ところでさ、この学校、女性教師はみんなチャイナドレスなんだけど、それってあっちじゃ普通なのかなあ。それがスーツみたいな正装なのかしらん。凄い、エロい感じがするんだが。学校の外では、普通に私服なんだよね。

で、工事現場で命を落としてしまったティー、そのことをユエン先生がディッキーに伝える。その場面、泣きじゃくりながらも「僕はもう寝たいんです」と必死に冷静を取り繕って、先生を追い出すディッキー。
この場面でもね、ユエン先生はディッキー同様ショックを受けているし、追い出された戸の外で泣き崩れているから、やっぱりティーに対して恋心っぽいものを持っていたと思うんだよなあ。
だってなんかイイ感じだったもん。それは今までのチャウ・シンチー映画には決して見られない、大人のイイ感じ、だったんだよね。

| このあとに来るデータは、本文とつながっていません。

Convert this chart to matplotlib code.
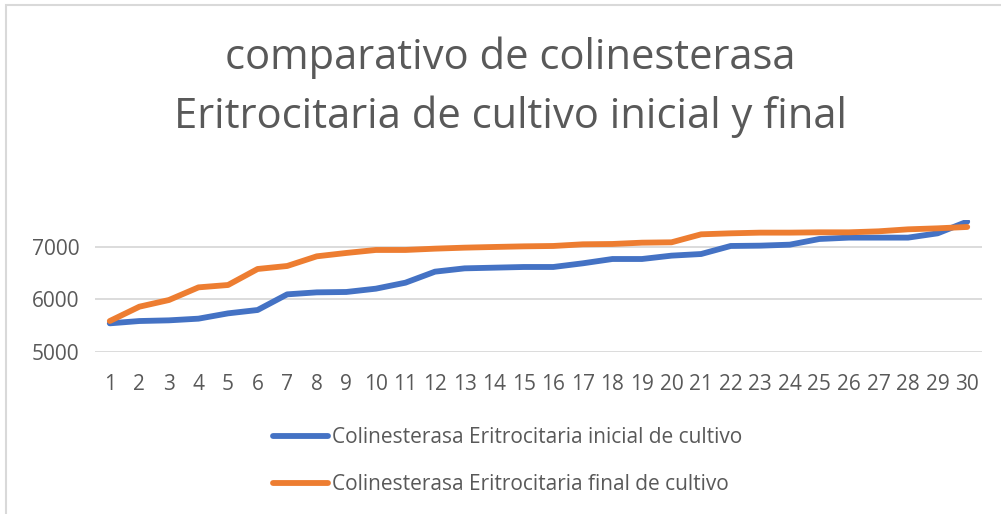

しかし、ティーのその現場には、バッグの中に入れられてたナナちゃんがいてね、あー、きっと、生き返らせてくれる!と思ったのが当たってさ!
まー、それは、こんな、どシリアスがシンチー映画には似あわないと思ったのもそうなんだけど、それ以前に、ナナちゃんが腐ったリンゴを新鮮なものに甦らせたりから始まって、身を削って彼らを救ってる場面があったから。
そしてその度、ナナちゃんはなんだか、疲れているご様子だったのだ……。

でさ、だから、ナナちゃんは、死んでいるティーを生き返らせるなんてエネルギーを使っちゃったもんだから、そのかわりに命の灯を落としてしまうのだ。
しかしその場面がまた、シンチー的ギャグに満ちながらも、すんごく愛しくて。ナナちゃんは、ぐったりして、動かなくなって、ぐんぐん小さくなったと思ったら、小さなぬいぐるみになっちゃうのね。ニットで編みこんだ、すんごいカワイイやつさ。
どうなっちゃったんだろう!?って父と息子は心配して、どうにかしたら生き返るのかと思って、乾電池入れようとしたり(笑)、電気ショック与えたり(大笑)、点滴受けさせたり(爆笑)するわけさ。そのどのシーンでも、二人マジメくさった顔してぬいぐるみの容態を見守っているから、もー、吹き出しちゃうの。

でも当然、どんなことしてもムダで、季節は巡り、ディッキーは首からナナちゃんをぶらさげて、いつか息を吹き返すのを待ち続けた。目をつぶってお祈りを捧げて、時には足元に止まった犬の鳴き声にハッとさせられることもあった。
そして春になり、学校でピクニックに出かける。恋の季節。ディッキーも本命の女の子とマギー、マギーに恋する暴龍、本命の彼女との間に割り込むいじめっこのジョニー、というフクザツな関係にナマイキにも苦悩し、ティーもユエン先生へのアタックに大張り切り。クサすぎて、空振りだけど(爆)。
そこへ、橋の向こうに宇宙船が着陸したのを、ディッキーは目撃するんである。慌てて駆け寄る。すると、橋からナナちゃんが!と思ったら、緑色以外の、色とりどりの宇宙犬が群れて突進してくる!
ていうか、この宇宙犬たちの目的は、一体、なんなの(笑)。

ところでこのディッキー役のシュー・チャオ、実は女の子!? チャウ・シンチーと養子縁組!マジで!ていうか、実父母と暮らしてるのに、なぜ養子縁組……?
んでもって、いじめっ子のジョニーも女の子で、暴龍も23歳の女性……なんなんだ。